Pabrik Senjata Barata
Senjata-senjata seperti granat, bom atau senapan juga digunakan oleh rakyat Indonesia untuk melawan penjajah di Tatar Sunda. Senjata-senjata tersebut dibuat sendiri oleh pabrik yang berhasil direbut para pejuang kemerdekaan Indonesia. Atau hasil pampasan perang saat menguasai suatu wilayah.
Salah satunya sebuah pabrik senjata yang telah didirikan di Sukabumi, Jawa Barat bernama "Pabrik Senjata" Braat Sukabumi. Selain granat, maka senjata yang diciptakan adalah bom pipa besi yang terbuat dari potongan pipa besi yang digunakan untuk saluran air.
Pipa besi yang sudah dipotong-potong kemudian diisi dengan berbagai benda tajam yang kemudian diledakkan dengan pemicu. Bom ini harus diledakkan dengan cara melemparkannya dari jarak dekat, maka dari itu tidak hanya musuh saja yang terkena ledakan bom ini, kalau tidak hati-hati tapi juga pelempar bomnya.

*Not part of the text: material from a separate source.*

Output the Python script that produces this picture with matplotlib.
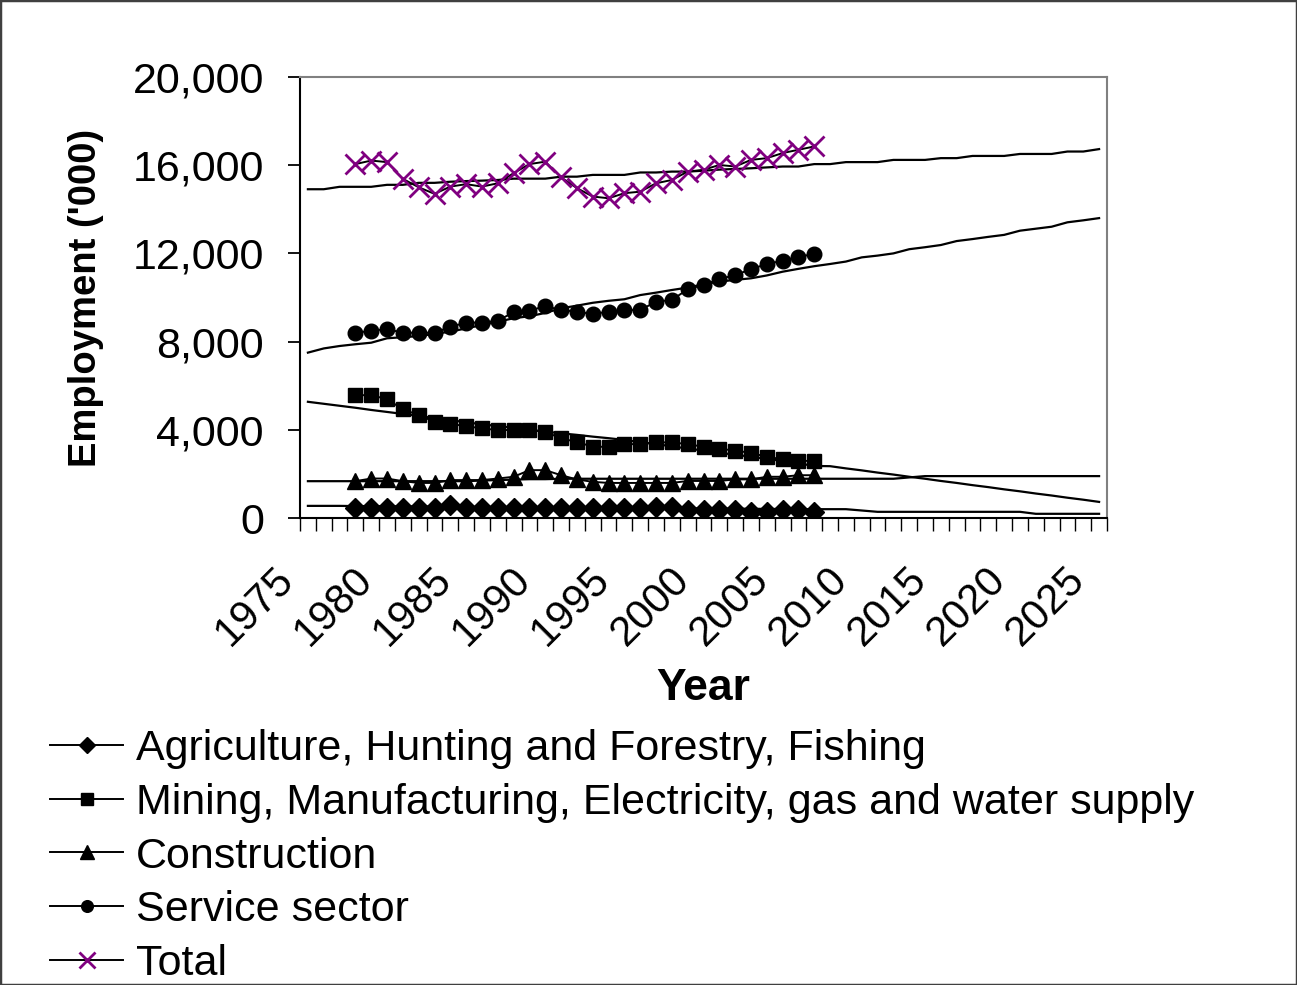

Keberhasilan menguasai Pabrik Senjata Barata ini sangat bermanfaat saat Perang Convoy (Convoy Ambush) di Bojongkokosan yang membuat kewalahan tentara sekutu seperti tertuang dalam berita koran tanggal 10 Desember 1945. "RAF flatten Java Township" dan "Convoy Ambush : British casualities, air reprisal a township flattened." pengerahan pesawat Inggris untuk menggempur Cibadak dan Sukabumi dengan bom 500lb.

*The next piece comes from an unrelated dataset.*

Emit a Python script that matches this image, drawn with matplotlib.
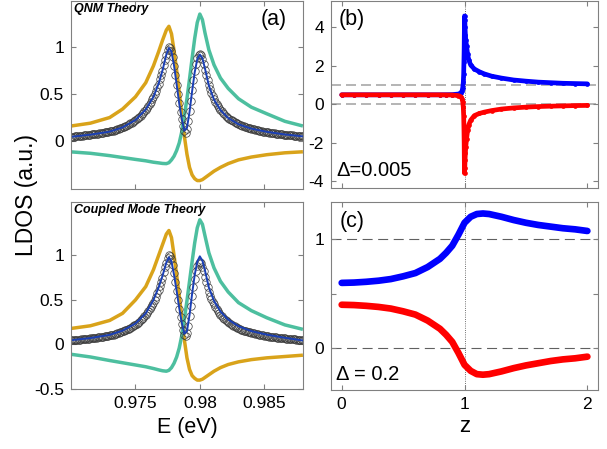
import matplotlib.pyplot as plt

plt.rcParams['font.family'] = ['Liberation Sans', 'DejaVu Sans']
plt.rcParams['axes.unicode_minus'] = False

# ---- panel (a): LDOS vs energy ----
E_line = [0.9700, 0.9715, 0.9730, 0.9740, 0.9750, 0.9758, 0.9764, 0.9768, 0.9771,
          0.9774, 0.9776, 0.9778, 0.9780, 0.9782, 0.9784, 0.9786, 0.9788, 0.9790,
          0.9792, 0.9794, 0.9796, 0.9798, 0.9800, 0.9802, 0.9804, 0.9807, 0.9811,
          0.9816, 0.9822, 0.9830, 0.9840, 0.9852, 0.9866, 0.9880]

# QNM theory
qnm_total = [0.045, 0.068, 0.100, 0.145, 0.224, 0.335, 0.47, 0.61, 0.75,
             0.92, 0.99, 0.95, 0.80, 0.60, 0.40, 0.23, 0.11, 0.14,
             0.31, 0.53, 0.73, 0.87, 0.92, 0.88, 0.77, 0.59, 0.44,
             0.33, 0.245, 0.178, 0.132, 0.098, 0.070, 0.050]
qnm_mode1 = [0.16, 0.19, 0.25, 0.34, 0.47, 0.62, 0.80, 0.95, 1.07,
             1.18, 1.22, 1.14, 0.96, 0.75, 0.52, 0.28, 0.05, -0.14,
             -0.28, -0.36, -0.40, -0.42, -0.42, -0.41, -0.39, -0.36, -0.32,
             -0.28, -0.24, -0.20, -0.17, -0.145, -0.125, -0.114]
qnm_mode2 = [-0.115, -0.13, -0.155, -0.175, -0.195, -0.21, -0.225, -0.232, -0.238,
             -0.24, -0.23, -0.20, -0.16, -0.10, -0.02, 0.10, 0.27, 0.45,
             0.66, 0.88, 1.09, 1.26, 1.35, 1.29, 1.15, 0.97, 0.81,
             0.67, 0.56, 0.45, 0.36, 0.29, 0.21, 0.16]

# coupled mode theory
cmt_total = [0.048, 0.072, 0.108, 0.155, 0.235, 0.35, 0.50, 0.64, 0.77,
             0.92, 0.98, 0.93, 0.78, 0.60, 0.41, 0.24, 0.12, 0.15,
             0.33, 0.57, 0.78, 0.93, 0.99, 0.94, 0.83, 0.64, 0.49,
             0.37, 0.28, 0.205, 0.150, 0.110, 0.075, 0.045]
cmt_mode1 = [0.18, 0.21, 0.27, 0.35, 0.50, 0.65, 0.84, 1.00, 1.12,
             1.24, 1.28, 1.20, 1.00, 0.78, 0.55, 0.30, 0.05, -0.15,
             -0.28, -0.35, -0.38, -0.40, -0.40, -0.39, -0.37, -0.34, -0.30,
             -0.26, -0.225, -0.195, -0.17, -0.15, -0.135, -0.12]
cmt_mode2 = [-0.11, -0.14, -0.18, -0.205, -0.23, -0.25, -0.27, -0.285, -0.295,
             -0.30, -0.29, -0.26, -0.21, -0.14, -0.04, 0.10, 0.29, 0.49,
             0.71, 0.93, 1.14, 1.31, 1.40, 1.35, 1.22, 1.03, 0.86,
             0.71, 0.59, 0.47, 0.38, 0.30, 0.22, 0.17]

# numerical reference (open circles)
E_num = [0.9700, 0.9701, 0.9702, 0.9703, 0.9704, 0.9705, 0.9706, 0.9707, 0.9708, 0.9709,
         0.9710, 0.9711, 0.9712, 0.9713, 0.9714, 0.9715, 0.9716, 0.9717, 0.9718, 0.9719,
         0.9720, 0.9721, 0.9722, 0.9723, 0.9724, 0.9725, 0.9726, 0.9727, 0.9728, 0.9729,
         0.9730, 0.9731, 0.9732, 0.9733, 0.9734, 0.9735, 0.9736, 0.9737, 0.9738, 0.9739,
         0.9740, 0.9741, 0.9742, 0.9743, 0.9744, 0.9745, 0.9746, 0.9747, 0.9748, 0.9749,
         0.9750, 0.9751, 0.9752, 0.9753, 0.9754, 0.9755, 0.9756, 0.9757, 0.9758, 0.9759,
         0.9760, 0.9761, 0.9762, 0.9763, 0.9764, 0.9765, 0.9766, 0.9767, 0.9768, 0.9769,
         0.9770, 0.9771, 0.9772, 0.9773, 0.9774, 0.9775, 0.9776, 0.9777, 0.9778, 0.9779,
         0.9780, 0.9781, 0.9782, 0.9783, 0.9784, 0.9785, 0.9786, 0.9787, 0.9788, 0.9789,
         0.9790, 0.9791, 0.9792, 0.9793, 0.9794, 0.9795, 0.9796, 0.9797, 0.9798, 0.9799,
         0.9800, 0.9801, 0.9802, 0.9803, 0.9804, 0.9805, 0.9806, 0.9807, 0.9808, 0.9809,
         0.9810, 0.9811, 0.9812, 0.9813, 0.9814, 0.9815, 0.9816, 0.9817, 0.9818, 0.9819,
         0.9820, 0.9821, 0.9822, 0.9823, 0.9824, 0.9825, 0.9826, 0.9827, 0.9828, 0.9829,
         0.9830, 0.9831, 0.9832, 0.9833, 0.9834, 0.9835, 0.9836, 0.9837, 0.9838, 0.9839,
         0.9840, 0.9841, 0.9842, 0.9843, 0.9844, 0.9845, 0.9846, 0.9847, 0.9848, 0.9849,
         0.9850, 0.9851, 0.9852, 0.9853, 0.9854, 0.9855, 0.9856, 0.9857, 0.9858, 0.9859,
         0.9860, 0.9861, 0.9862, 0.9863, 0.9864, 0.9865, 0.9866, 0.9867, 0.9868, 0.9869,
         0.9870, 0.9871, 0.9872, 0.9873, 0.9874, 0.9875, 0.9876, 0.9877, 0.9878, 0.9879,
         0.9880]
ldos_num = [0.045, 0.0465, 0.048, 0.0495, 0.051, 0.0525, 0.054, 0.0555, 0.057, 0.0585,
            0.060, 0.0615, 0.063, 0.0645, 0.066, 0.068, 0.070, 0.072, 0.074, 0.0755,
            0.077, 0.079, 0.081, 0.0835, 0.086, 0.0885, 0.091, 0.0935, 0.096, 0.099,
            0.102, 0.105, 0.108, 0.112, 0.116, 0.120, 0.125, 0.130, 0.135, 0.140,
            0.146, 0.152, 0.158, 0.165, 0.172, 0.179, 0.187, 0.195, 0.204, 0.214,
            0.224, 0.235, 0.246, 0.258, 0.271, 0.285, 0.300, 0.317, 0.335, 0.355,
            0.376, 0.398, 0.42, 0.445, 0.47, 0.50, 0.535, 0.575, 0.61, 0.655,
            0.70, 0.75, 0.81, 0.865, 0.92, 0.97, 1.00, 0.99, 0.955, 0.89,
            0.80, 0.70, 0.60, 0.50, 0.40, 0.31, 0.23, 0.16, 0.11, 0.09,
            0.13, 0.21, 0.32, 0.43, 0.54, 0.645, 0.74, 0.82, 0.88, 0.915,
            0.93, 0.915, 0.875, 0.82, 0.76, 0.70, 0.645, 0.595, 0.55, 0.513,
            0.48, 0.45, 0.42, 0.397, 0.375, 0.355, 0.335, 0.317, 0.30, 0.285,
            0.27, 0.26, 0.25, 0.239, 0.228, 0.219, 0.21, 0.202, 0.194, 0.187,
            0.18, 0.1735, 0.167, 0.162, 0.157, 0.1525, 0.148, 0.1435, 0.139, 0.135,
            0.131, 0.1275, 0.124, 0.1205, 0.117, 0.1135, 0.110, 0.107, 0.104, 0.1015,
            0.099, 0.0965, 0.094, 0.0915, 0.089, 0.087, 0.085, 0.083, 0.081, 0.079,
            0.077, 0.0755, 0.074, 0.0725, 0.071, 0.0695, 0.068, 0.0665, 0.065, 0.0635,
            0.062, 0.061, 0.060, 0.0585, 0.057, 0.056, 0.055, 0.0535, 0.052, 0.051,
            0.050]

# ---- panel (b): Delta = 0.005 ----
z_b = [0.0, 0.1, 0.2, 0.3, 0.4, 0.5, 0.6, 0.7, 0.8, 0.85, 0.9, 0.95, 0.97, 0.98,
       0.985, 0.99, 0.993, 0.995, 0.997, 0.998, 0.999, 1.0,
       1.002, 1.004, 1.007, 1.01, 1.016, 1.025, 1.035, 1.05, 1.08, 1.12, 1.16,
       1.22, 1.3, 1.4, 1.5, 1.6, 1.7, 1.8, 1.9, 2.0]
b_blue = [0.5, 0.5, 0.5, 0.5, 0.5, 0.5, 0.5, 0.5, 0.5, 0.505, 0.51, 0.54, 0.60, 0.70,
          0.85, 1.15, 1.6, 2.2, 2.9, 3.5, 4.1, 4.6,
          4.4, 4.0, 3.6, 3.35, 3.05, 2.6, 2.3, 2.05, 1.84, 1.70, 1.59,
          1.47, 1.37, 1.27, 1.21, 1.16, 1.13, 1.10, 1.085, 1.07]
b_red = [0.5, 0.5, 0.5, 0.5, 0.5, 0.5, 0.5, 0.5, 0.5, 0.495, 0.49, 0.46, 0.40, 0.30,
         0.15, -0.15, -0.6, -1.2, -2.0, -2.7, -3.3, -3.58,
         -3.3, -2.9, -2.5, -2.2, -1.8, -1.35, -1.05, -0.82, -0.58, -0.47, -0.40,
         -0.32, -0.24, -0.18, -0.14, -0.11, -0.09, -0.075, -0.06, -0.05]

# ---- panel (c): Delta = 0.2 ----
z_c = [0.0, 0.1, 0.2, 0.3, 0.4, 0.5, 0.6, 0.7, 0.8, 0.85, 0.9, 0.95, 1.0, 1.05,
       1.1, 1.15, 1.2, 1.3, 1.4, 1.5, 1.6, 1.7, 1.8, 1.9, 2.0]
c_blue = [0.600, 0.603, 0.610, 0.620, 0.635, 0.66, 0.69, 0.745, 0.82, 0.875, 0.94,
          1.04, 1.15, 1.205, 1.23, 1.235, 1.23, 1.205, 1.175, 1.15, 1.13, 1.115,
          1.10, 1.09, 1.075]
c_red = [0.40, 0.397, 0.39, 0.38, 0.365, 0.34, 0.31, 0.255, 0.18, 0.125, 0.06,
         -0.04, -0.15, -0.205, -0.235, -0.24, -0.235, -0.21, -0.18, -0.155, -0.135,
         -0.115, -0.10, -0.09, -0.075]

GOLD = '#d9a31a'
TEAL = '#4dbf9f'
DBLUE = '#1a3fb5'
SPINE = '#808080'

fig = plt.figure(figsize=(6.07, 4.49), dpi=100)
ax_a1 = fig.add_axes([0.117, 0.579, 0.382, 0.419])
ax_a2 = fig.add_axes([0.117, 0.1336, 0.382, 0.4165])
ax_b = fig.add_axes([0.5453, 0.581, 0.44, 0.4165])
ax_c = fig.add_axes([0.5453, 0.1314, 0.44, 0.4187])


def style(ax):
    for s in ax.spines.values():
        s.set_color(SPINE)
        s.set_linewidth(0.8)
    ax.tick_params(direction='in', length=3.5, width=0.8, color=SPINE,
                   top=True, right=True, labelsize=12.5, pad=5)


panels = [(ax_a1, qnm_total, qnm_mode1, qnm_mode2, 'QNM Theory'),
          (ax_a2, cmt_total, cmt_mode1, cmt_mode2, 'Coupled Mode Theory')]
for ax, tot, m1, m2, name in panels:
    style(ax)
    ax.plot(E_line, m1, color=GOLD, lw=2.5, solid_capstyle='butt')
    ax.plot(E_line, m2, color=TEAL, lw=2.5, solid_capstyle='butt')
    ax.plot(E_num, ldos_num, 'o', mfc='none', mec='#3c3c3c', ms=5.4, mew=0.5)
    ax.plot(E_line, tot, color=DBLUE, lw=1.4)
    ax.set_xlim(0.970, 0.988)
    ax.set_xticks([0.975, 0.98, 0.985])
    ax.text(0.012, 0.99, name, transform=ax.transAxes, ha='left', va='top',
            fontsize=9, fontweight='bold', fontstyle='italic')

ax_a1.set_ylim(-0.51, 1.49)
ax_a1.set_yticks([0, 0.5, 1])
ax_a1.set_yticklabels(['0', '0.5', '1'])
ax_a1.set_xticklabels([])
ax_a1.text(0.93, 0.90, '(a)', transform=ax_a1.transAxes, ha='right', va='center',
           fontsize=15.5)

ax_a2.set_ylim(-0.5, 1.6)
ax_a2.set_yticks([-0.5, 0, 0.5, 1])
ax_a2.set_yticklabels(['-0.5', '0', '0.5', '1'])
ax_a2.set_xticklabels(['0.975', '0.98', '0.985'])
ax_a2.set_xlabel('E (eV)', fontsize=15.5, labelpad=4)

fig.text(0.043, 0.566, 'LDOS (a.u.)', rotation=90, ha='center', va='center',
         fontsize=16.5)

# right column
for ax in (ax_b, ax_c):
    style(ax)
    ax.set_xlim(-0.087, 2.087)
    ax.set_xticks([0, 1, 2])
    ax.axvline(1, color='#404040', lw=0.6, ls=':', zorder=1)

ax_b.axhline(0, color='#a8a8a8', lw=1.2, ls=(0, (6, 3)), zorder=1)
ax_b.axhline(1, color='#a8a8a8', lw=1.2, ls=(0, (6, 3)), zorder=1)
ax_b.plot(z_b, b_blue, '-o', color='#0000ff', lw=3.4, ms=3.4, mew=0,
          solid_joinstyle='round', solid_capstyle='round')
ax_b.plot(z_b, b_red, '-o', color='#ff0000', lw=3.4, ms=3.4, mew=0,
          solid_joinstyle='round', solid_capstyle='round')
ax_b.set_ylim(-4.35, 5.37)
ax_b.set_yticks([-4, -2, 0, 2, 4])
ax_b.set_xticklabels([])
ax_b.text(0.03, 0.90, '(b)', transform=ax_b.transAxes, ha='left', va='center',
          fontsize=15.5)
ax_b.text(0.019, 0.096, '\u0394=0.005', transform=ax_b.transAxes, ha='left',
          va='center', fontsize=14.5)

ax_c.axhline(0, color='#606060', lw=0.8, ls=(0, (9, 5)), zorder=1)
ax_c.axhline(1, color='#606060', lw=0.8, ls=(0, (9, 5)), zorder=1)
ax_c.plot(z_c, c_blue, color='#0000ff', lw=4.8, solid_capstyle='round')
ax_c.plot(z_c, c_red, color='#ff0000', lw=4.8, solid_capstyle='round')
ax_c.set_ylim(-0.38, 1.34)
ax_c.set_yticks([0, 0.5, 1])
ax_c.set_yticklabels(['0', '', '1'])
ax_c.set_xticklabels(['0', '1', '2'])
ax_c.set_xlabel('z', fontsize=16, labelpad=3)
ax_c.text(0.033, 0.896, '(c)', transform=ax_c.transAxes, ha='left', va='center',
          fontsize=15.5)
ax_c.text(0.019, 0.08, '\u0394 = 0.2', transform=ax_c.transAxes, ha='left',
          va='center', fontsize=14.5)

fig.savefig('out.png', dpi=100)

Untuk menghadapi kekuatan Sekutu yang akan memasuki Sukabumi, dilakukan konsolidasi dengan Badan Perjuangan, Pemerintahan Sipil, Jawatan-Jawatan, Kyai dan Alim Ulama dari kalangan pondok pesantren dan lainnya (Kosasih, wawancara tanggal 27 Agustus 1999). Di bidang senjata, Pabrik Militer Barata di bawah pimpinan Kapten Saleh Norman meningkatkan produktivitasnya, yaitu memperbaiki senjata yang rusak dan membuat granat sebanyak-banyaknya (Iskandar, 1997: 240).
Sejarah PT Barata
Sebelum Indonesia merdeka, di Hindia Belanda telah berdiri beberapa pabrik senjata sebagai Industri strategis milik Belanda yang bertugas memasok kebutuhan senjata mereka. Beberapa di antaranya adalah NV de Broom (1865), NV de Vulcaan (1913), NV de Industrie (1887), NV Braat (1901), dan NV Molenvliet (1920).
Setelah Indonesia merdeka, sebagian besar perusahaan tersebut kemudian dinasionalisasi menjadi perusahaan nasional pada masa Kabinet Djuanda, di antaranya PN Boma, PN Bisma, PN Indra, PN Barata, PN Sabang Merauke, dan PN Peprida.
Pada tahun 1960-an, pemerintah menggalakkan pengembangan industri dan manufaktur. Perusahaan-perusahaan nasional tersebut kemudian berkembang menjadi Boma Bisma Indra (1971), Barata Indonesia (1971), Krakatau Steel (1971), Inti (1974), PAL Indonesia (1980), Pindad (1983), LEN Industri (1992), dan Dahana (1973).
Pada tahun 2005, pihak Departemen Pertahanan mulai merancang untuk membangkitkan kembali kinerja industri strategis nasional. Kemudian, disepakati perubahan sebutan dari industri strategis menjadi industri pertahanan.